Farkins does have one advantage over many footballers that struggle to do the physical work just to stay fit. There are many that hate running or going to the gym and do it for the necessity of staying in shape, rather than the love of fitness. “I agree with that,” he said. “I don’t like the gym, but I do enjoy running and I am still doing that. I also want to do the London Marathon, so I have applied for that and I am getting the miles in during lockdown. “But it can be boring, I get that, and I do wake up sore because I am running on concrete. If you look at (Parkway Striker) Matt Wright, he can’t do too many runs because he has a bad knee and the impact of it would just make it flare up again, so he has to manage what he does, and his fitness won’t be as high as other people’s. The Gyms aren’t open to go on bikes, but a lot of people have got into cycling and are knocking out 40 or 50 ks. Bit it isn’t football and it’s not like a game of 5-a-side where a blow out from that is more than you’d get on a bike for an hour.”

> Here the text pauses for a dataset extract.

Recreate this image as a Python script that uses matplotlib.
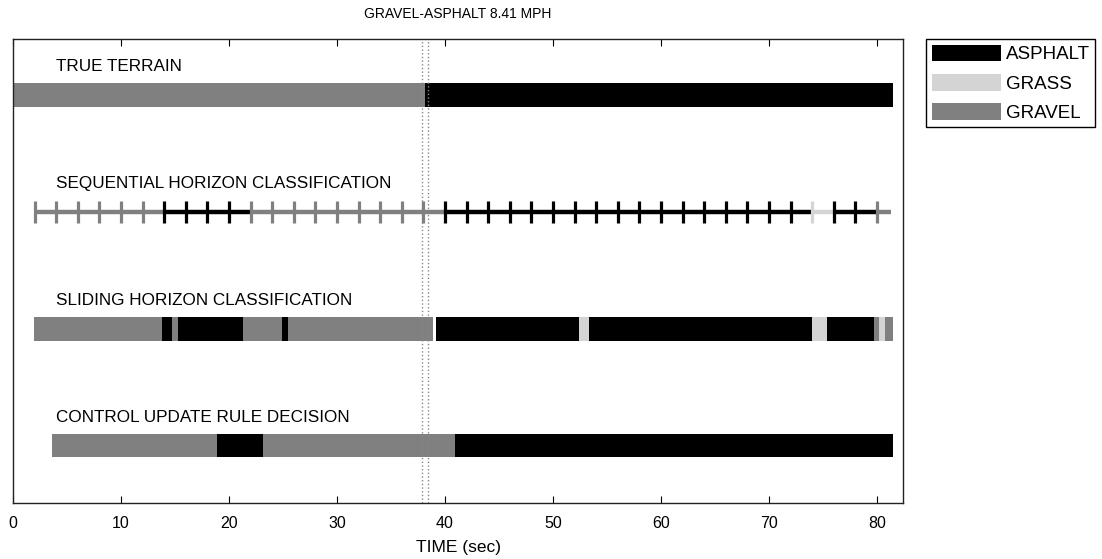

It seems unlikely that non-league football fans can expect action to resume anytime soon with the best-case scenario looking like grassroots football returning in July in readiness for a new campaign in August. Time will tell in the following weeks what division Farkins and Parkway will find themselves in, but even Parkway manager Lee Hobbs admitted recently that he fears another season of Western League football is what lies ahead. Farkins is trying to remain positive though. “There are some people that are coming out and saying that points per game isn’t fair, but there is no denying it is fair because no matter who you play, you still have to win your games,” he said. If your points-per-game is only 1.5, then you have only won 50 percent of your games and you are the only people calling for null and void and teams can’t be promoted on points-per-game. I’d be very disappointed if there was nothing again because that is two years of hard work by clubs, I know a lot of people are talking about how it’s not right – Robbie Savage has been big on the non-league scene – so there are people backing it. Even if I was fighting relegation and we had lost ten on the bounce, I’d still want to get out there and play, but I know a lot of clubs don’t. Buckland are calling for null and void, but they say they want to help their players, they will say: ‘no, we want to play’ But the club are saying no they don’t want to. Well, for what reason? I would drive my own car to away games if I had to and I think lots of players would. You’re only going as far as Bristol, which is 100 miles up the road, so that’s £40 between you. You are a football club at the end of the day, and you are there to play football. I’d play three times a week, if it meant we finished the season, that’s no problem. Don’t get me wrong, I’d ache and all that, but we’d be playing football again and I think that’s what most footballers want.”